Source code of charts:
[Begin]

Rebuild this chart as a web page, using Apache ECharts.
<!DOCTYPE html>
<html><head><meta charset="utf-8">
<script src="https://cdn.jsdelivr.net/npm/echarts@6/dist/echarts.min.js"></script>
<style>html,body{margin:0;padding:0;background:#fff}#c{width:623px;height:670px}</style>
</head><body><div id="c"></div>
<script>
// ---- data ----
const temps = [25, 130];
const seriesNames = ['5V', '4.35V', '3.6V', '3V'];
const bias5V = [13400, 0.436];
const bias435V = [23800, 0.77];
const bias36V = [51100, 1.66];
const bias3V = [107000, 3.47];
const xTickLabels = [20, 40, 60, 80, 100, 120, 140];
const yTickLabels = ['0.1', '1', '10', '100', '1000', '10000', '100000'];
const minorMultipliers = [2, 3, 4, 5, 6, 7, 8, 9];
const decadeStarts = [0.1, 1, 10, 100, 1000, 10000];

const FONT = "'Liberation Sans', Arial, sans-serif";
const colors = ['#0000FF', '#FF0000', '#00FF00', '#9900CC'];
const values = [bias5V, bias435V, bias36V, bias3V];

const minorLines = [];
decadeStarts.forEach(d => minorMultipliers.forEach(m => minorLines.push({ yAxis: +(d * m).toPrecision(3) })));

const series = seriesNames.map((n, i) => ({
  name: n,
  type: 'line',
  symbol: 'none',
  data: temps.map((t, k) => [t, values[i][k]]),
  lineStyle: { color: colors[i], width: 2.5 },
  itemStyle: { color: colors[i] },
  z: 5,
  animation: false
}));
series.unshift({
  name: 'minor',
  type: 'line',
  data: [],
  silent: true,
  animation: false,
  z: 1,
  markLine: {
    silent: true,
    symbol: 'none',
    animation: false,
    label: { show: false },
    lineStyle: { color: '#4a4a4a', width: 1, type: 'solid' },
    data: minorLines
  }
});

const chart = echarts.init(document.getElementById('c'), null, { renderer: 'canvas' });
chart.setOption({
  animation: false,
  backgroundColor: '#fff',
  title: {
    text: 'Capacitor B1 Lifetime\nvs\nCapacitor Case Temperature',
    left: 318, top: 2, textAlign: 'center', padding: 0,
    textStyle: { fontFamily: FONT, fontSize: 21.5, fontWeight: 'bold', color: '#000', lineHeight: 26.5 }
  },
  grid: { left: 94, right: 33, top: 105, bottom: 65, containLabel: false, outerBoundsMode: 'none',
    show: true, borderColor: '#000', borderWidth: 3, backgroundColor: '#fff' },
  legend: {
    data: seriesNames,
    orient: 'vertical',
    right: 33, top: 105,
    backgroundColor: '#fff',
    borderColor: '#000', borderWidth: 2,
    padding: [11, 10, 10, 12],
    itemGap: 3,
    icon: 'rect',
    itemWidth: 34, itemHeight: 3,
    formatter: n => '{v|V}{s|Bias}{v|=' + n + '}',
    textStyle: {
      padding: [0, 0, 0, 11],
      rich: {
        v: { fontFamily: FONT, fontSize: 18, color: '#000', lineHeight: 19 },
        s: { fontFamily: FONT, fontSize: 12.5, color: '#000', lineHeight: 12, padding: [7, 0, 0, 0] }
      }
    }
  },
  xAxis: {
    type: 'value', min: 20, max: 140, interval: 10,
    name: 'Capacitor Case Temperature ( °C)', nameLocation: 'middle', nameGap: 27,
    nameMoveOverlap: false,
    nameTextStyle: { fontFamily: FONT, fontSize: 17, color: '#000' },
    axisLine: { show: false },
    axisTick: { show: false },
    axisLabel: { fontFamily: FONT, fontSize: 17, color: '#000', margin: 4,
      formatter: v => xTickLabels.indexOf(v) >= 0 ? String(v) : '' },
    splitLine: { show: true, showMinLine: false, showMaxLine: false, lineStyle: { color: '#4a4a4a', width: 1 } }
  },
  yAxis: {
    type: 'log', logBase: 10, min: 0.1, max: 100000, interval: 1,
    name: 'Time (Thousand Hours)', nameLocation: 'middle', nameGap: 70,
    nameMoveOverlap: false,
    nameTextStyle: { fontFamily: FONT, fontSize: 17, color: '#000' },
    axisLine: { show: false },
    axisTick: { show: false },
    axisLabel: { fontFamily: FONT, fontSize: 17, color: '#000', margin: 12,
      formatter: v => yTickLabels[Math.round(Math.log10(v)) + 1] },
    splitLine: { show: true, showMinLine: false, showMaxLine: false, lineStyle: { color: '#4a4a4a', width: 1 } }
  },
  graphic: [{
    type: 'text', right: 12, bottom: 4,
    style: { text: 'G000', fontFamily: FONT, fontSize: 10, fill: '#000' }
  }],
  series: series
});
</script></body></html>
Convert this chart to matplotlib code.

[End]

Hand back the material above in full, exactly as written.

> Full answer
Rebuild this chart as a web page, using Apache ECharts.
<!DOCTYPE html>
<html><head><meta charset="utf-8">
<script src="https://cdn.jsdelivr.net/npm/echarts@6/dist/echarts.min.js"></script>
<style>html,body{margin:0;padding:0;background:#fff}#c{width:623px;height:670px}</style>
</head><body><div id="c"></div>
<script>
// ---- data ----
const temps = [25, 130];
const seriesNames = ['5V', '4.35V', '3.6V', '3V'];
const bias5V = [13400, 0.436];
const bias435V = [23800, 0.77];
const bias36V = [51100, 1.66];
const bias3V = [107000, 3.47];
const xTickLabels = [20, 40, 60, 80, 100, 120, 140];
const yTickLabels = ['0.1', '1', '10', '100', '1000', '10000', '100000'];
const minorMultipliers = [2, 3, 4, 5, 6, 7, 8, 9];
const decadeStarts = [0.1, 1, 10, 100, 1000, 10000];

const FONT = "'Liberation Sans', Arial, sans-serif";
const colors = ['#0000FF', '#FF0000', '#00FF00', '#9900CC'];
const values = [bias5V, bias435V, bias36V, bias3V];

const minorLines = [];
decadeStarts.forEach(d => minorMultipliers.forEach(m => minorLines.push({ yAxis: +(d * m).toPrecision(3) })));

const series = seriesNames.map((n, i) => ({
  name: n,
  type: 'line',
  symbol: 'none',
  data: temps.map((t, k) => [t, values[i][k]]),
  lineStyle: { color: colors[i], width: 2.5 },
  itemStyle: { color: colors[i] },
  z: 5,
  animation: false
}));
series.unshift({
  name: 'minor',
  type: 'line',
  data: [],
  silent: true,
  animation: false,
  z: 1,
  markLine: {
    silent: true,
    symbol: 'none',
    animation: false,
    label: { show: false },
    lineStyle: { color: '#4a4a4a', width: 1, type: 'solid' },
    data: minorLines
  }
});

const chart = echarts.init(document.getElementById('c'), null, { renderer: 'canvas' });
chart.setOption({
  animation: false,
  backgroundColor: '#fff',
  title: {
    text: 'Capacitor B1 Lifetime\nvs\nCapacitor Case Temperature',
    left: 318, top: 2, textAlign: 'center', padding: 0,
    textStyle: { fontFamily: FONT, fontSize: 21.5, fontWeight: 'bold', color: '#000', lineHeight: 26.5 }
  },
  grid: { left: 94, right: 33, top: 105, bottom: 65, containLabel: false, outerBoundsMode: 'none',
    show: true, borderColor: '#000', borderWidth: 3, backgroundColor: '#fff' },
  legend: {
    data: seriesNames,
    orient: 'vertical',
    right: 33, top: 105,
    backgroundColor: '#fff',
    borderColor: '#000', borderWidth: 2,
    padding: [11, 10, 10, 12],
    itemGap: 3,
    icon: 'rect',
    itemWidth: 34, itemHeight: 3,
    formatter: n => '{v|V}{s|Bias}{v|=' + n + '}',
    textStyle: {
      padding: [0, 0, 0, 11],
      rich: {
        v: { fontFamily: FONT, fontSize: 18, color: '#000', lineHeight: 19 },
        s: { fontFamily: FONT, fontSize: 12.5, color: '#000', lineHeight: 12, padding: [7, 0, 0, 0] }
      }
    }
  },
  xAxis: {
    type: 'value', min: 20, max: 140, interval: 10,
    name: 'Capacitor Case Temperature ( °C)', nameLocation: 'middle', nameGap: 27,
    nameMoveOverlap: false,
    nameTextStyle: { fontFamily: FONT, fontSize: 17, color: '#000' },
    axisLine: { show: false },
    axisTick: { show: false },
    axisLabel: { fontFamily: FONT, fontSize: 17, color: '#000', margin: 4,
      formatter: v => xTickLabels.indexOf(v) >= 0 ? String(v) : '' },
    splitLine: { show: true, showMinLine: false, showMaxLine: false, lineStyle: { color: '#4a4a4a', width: 1 } }
  },
  yAxis: {
    type: 'log', logBase: 10, min: 0.1, max: 100000, interval: 1,
    name: 'Time (Thousand Hours)', nameLocation: 'middle', nameGap: 70,
    nameMoveOverlap: false,
    nameTextStyle: { fontFamily: FONT, fontSize: 17, color: '#000' },
    axisLine: { show: false },
    axisTick: { show: false },
    axisLabel: { fontFamily: FONT, fontSize: 17, color: '#000', margin: 12,
      formatter: v => yTickLabels[Math.round(Math.log10(v)) + 1] },
    splitLine: { show: true, showMinLine: false, showMaxLine: false, lineStyle: { color: '#4a4a4a', width: 1 } }
  },
  graphic: [{
    type: 'text', right: 12, bottom: 4,
    style: { text: 'G000', fontFamily: FONT, fontSize: 10, fill: '#000' }
  }],
  series: series
});
</script></body></html>
Convert this chart to matplotlib code.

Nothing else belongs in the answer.